A monk pours tea at Ilji Hermitage of Daeheung Temple, which continues the tea tradition of Seon Master Choui. Boiling clean water, brewing tea at the optimal water temperature, then pouring the tea into a cup is a process that requires care and focus.
Temple Stay participants at Naeso Temple in Buan County, South Jeolla Province, drink tea.
Tea Leads to Friendship
Back in 1977, I obtained a place in Insa-dong where I could drink tea with acquaintances. For over 40 years, every spring I have rushed to the tea fields in southern provinces, yearning to hear news of the first flush. The monks dressed in gray robes standing over the hot cauldron roasting tea leaves, putting their heart and soul into the job, are always a beautiful and reverent sight.
One year, when I was visiting the Daehan Tea Plantation in Boseong, I noticed a monk busily roasting tea leaves by the pond, where late double cherry blossoms were fluttering in the wind. It was the Venerable Yeoyeon. The sight of the monk roasting the dew-washed tea leaves at the crack of dawn left me in deep thought. I wanted to live like him.
I met Yeoyeon again in 1986 at the Lu-Yu Tea Culture Institute in Taiwan, which is famous for its modern teahouse. I was having a discussion with Taiwanese teaists when I heard a familiar voice. I turned around and saw him standing there. He said he was on his way to Korea from Sri Lanka, and to save on expenses, had taken a low-cost flight with several layovers, including Taiwan. He thought he would use the brief time he had to check out Taiwanese tea. His passion for tea was such that even during a short stopover, it was all he could think of. If it weren’t for tea, our paths would never have crossed. He, too, would have lived a different life.
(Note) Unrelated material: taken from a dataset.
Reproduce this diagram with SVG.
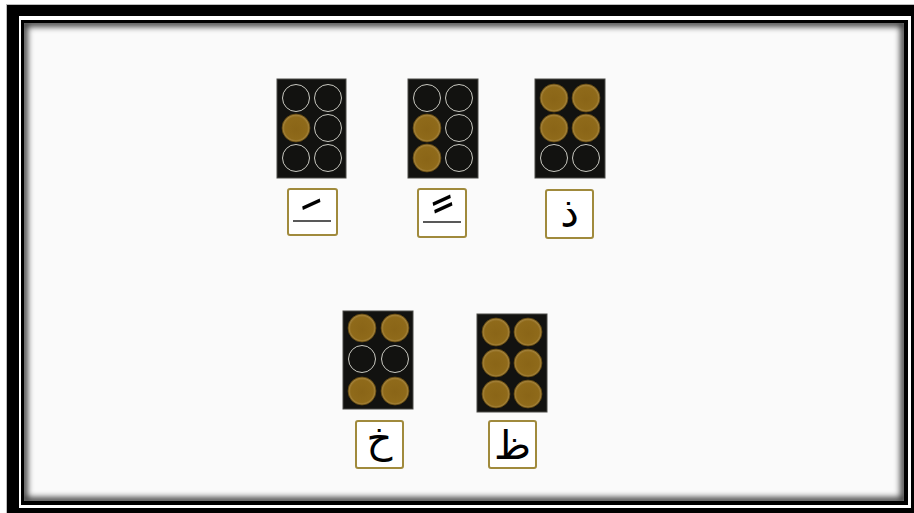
<svg xmlns="http://www.w3.org/2000/svg" width="914" height="513" viewBox="0 0 914 513">
  <defs>
    <radialGradient id="gold" cx="50%" cy="50%" r="50%" fx="50%" fy="55%">
      <stop offset="0" stop-color="#8a6517"/>
      <stop offset="0.8" stop-color="#8f6a1a"/>
      <stop offset="0.93" stop-color="#a3813a"/>
      <stop offset="1" stop-color="#6a4e12"/>
    </radialGradient>
    <filter id="blur" x="-5%" y="-5%" width="110%" height="110%">
      <feGaussianBlur stdDeviation="3"/>
    </filter>
    <clipPath id="content">
      <rect x="24" y="23" width="880" height="478"/>
    </clipPath>
    <clipPath id="clip1">
      <rect x="289" y="190" width="47" height="27"/>
    </clipPath>
    <clipPath id="clip2">
      <rect x="419" y="190" width="46" height="27"/>
    </clipPath>
    <style>
      .cell{fill:#121210;stroke:#4a4a46;stroke-width:1}
      .dot{fill:url(#gold);stroke:#6e5214;stroke-width:0.6}
      .empty{fill:none;stroke:#c8c8c0;stroke-width:1}
      .box{fill:#ffffff;stroke:#a08a3c;stroke-width:2}
      .glyph{font-family:"DejaVu Sans",sans-serif;fill:#000;text-anchor:middle}
      .base{stroke:#222;stroke-width:1.3}
    </style>
  </defs>

  <!-- background & frame -->
  <rect x="0" y="0" width="914" height="513" fill="#ffffff"/>
  <path d="M7 5 H930 V530 H7 Z M19 16 V508 H911 V16 Z" fill="#000" fill-rule="evenodd"/>
  <rect x="6.5" y="4.5" width="920" height="520" fill="none" stroke="#bdbdbd" stroke-width="1"/>
  <rect x="21" y="20" width="887" height="485" fill="#000"/>
  <rect x="24" y="23" width="880" height="478" fill="#fafafa"/>
  <g clip-path="url(#content)">
    <rect x="24" y="23" width="880" height="478" fill="none" stroke="#000" stroke-width="7" filter="url(#blur)" opacity="0.8"/>
  </g>

  <!-- top row -->
  <g id="cell-fatha">
    <rect class="cell" x="277" y="79" width="69" height="99"/>
    <circle class="empty" cx="296" cy="98" r="13.5"/>
    <circle class="empty" cx="328" cy="98" r="13.5"/>
    <circle class="dot" cx="296" cy="128" r="14"/>
    <circle class="empty" cx="328" cy="128" r="13.5"/>
    <circle class="empty" cx="296" cy="158" r="13.5"/>
    <circle class="empty" cx="328" cy="158" r="13.5"/>
    <rect class="box" x="288" y="189" width="49" height="46" rx="2"/>
    <g clip-path="url(#clip1)">
      <text class="glyph" x="312" y="247" font-size="66" transform="rotate(-12 312 208)">ـَ</text>
    </g>
    <line class="base" x1="293" y1="221" x2="331" y2="221"/>
  </g>

  <g id="cell-fathatan">
    <rect class="cell" x="408" y="79" width="70" height="99"/>
    <circle class="empty" cx="427" cy="98" r="13.5"/>
    <circle class="empty" cx="459" cy="98" r="13.5"/>
    <circle class="dot" cx="427" cy="128" r="14"/>
    <circle class="empty" cx="459" cy="128" r="13.5"/>
    <circle class="dot" cx="427" cy="158" r="14"/>
    <circle class="empty" cx="459" cy="158" r="13.5"/>
    <rect class="box" x="418" y="189" width="48" height="48" rx="2"/>
    <g clip-path="url(#clip2)">
      <text class="glyph" x="443" y="251" font-size="66" transform="rotate(-12 442 206)">ـً</text>
    </g>
    <line class="base" x1="423" y1="222" x2="461" y2="222"/>
  </g>

  <g id="cell-dhal">
    <rect class="cell" x="535" y="79" width="70" height="99"/>
    <circle class="dot" cx="554" cy="98" r="14"/>
    <circle class="dot" cx="586" cy="98" r="14"/>
    <circle class="dot" cx="554" cy="128" r="14"/>
    <circle class="dot" cx="586" cy="128" r="14"/>
    <circle class="empty" cx="554" cy="158" r="13.5"/>
    <circle class="empty" cx="586" cy="158" r="13.5"/>
    <rect class="box" x="546" y="190" width="47" height="48" rx="2"/>
    <text class="glyph" x="569.5" y="227" font-size="42">ذ</text>
  </g>

  <!-- bottom row -->
  <g id="cell-khah">
    <rect class="cell" x="343" y="311" width="70" height="98"/>
    <circle class="dot" cx="362" cy="328" r="14"/>
    <circle class="dot" cx="395" cy="328" r="14"/>
    <circle class="empty" cx="362" cy="359" r="13.5"/>
    <circle class="empty" cx="395" cy="359" r="13.5"/>
    <circle class="dot" cx="362" cy="391" r="14"/>
    <circle class="dot" cx="395" cy="391" r="14"/>
    <rect class="box" x="356" y="421" width="47" height="47" rx="2"/>
    <text class="glyph" x="379.5" y="452" font-size="40">خ</text>
  </g>

  <g id="cell-zah">
    <rect class="cell" x="477" y="314" width="70" height="98"/>
    <circle class="dot" cx="496" cy="332" r="14"/>
    <circle class="dot" cx="528" cy="332" r="14"/>
    <circle class="dot" cx="496" cy="363" r="14"/>
    <circle class="dot" cx="528" cy="363" r="14"/>
    <circle class="dot" cx="496" cy="394" r="14"/>
    <circle class="dot" cx="528" cy="394" r="14"/>
    <rect class="box" x="489" y="421" width="47" height="47" rx="2"/>
    <text class="glyph" x="512.5" y="459" font-size="40">ظ</text>
  </g>

  <g id="connectors"/>
</svg>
In 2017, when Yeoyeon turned 70, he held an exhibition of his tea utensils. In the catalogue preface, he wrote:
“If tea is the heart, then the tea bowl is the vessel that holds it. When I boil the water, I hear the whispering of the wind among the pines on the moonlit mountain, and when I pour the tea, my heart strolls along the small stream before settling on a rock. When I slowly take the cup of tea shimmering with the spring haze to my lips, its lush aroma stirs my heart like a bamboo grove under a clear sky.”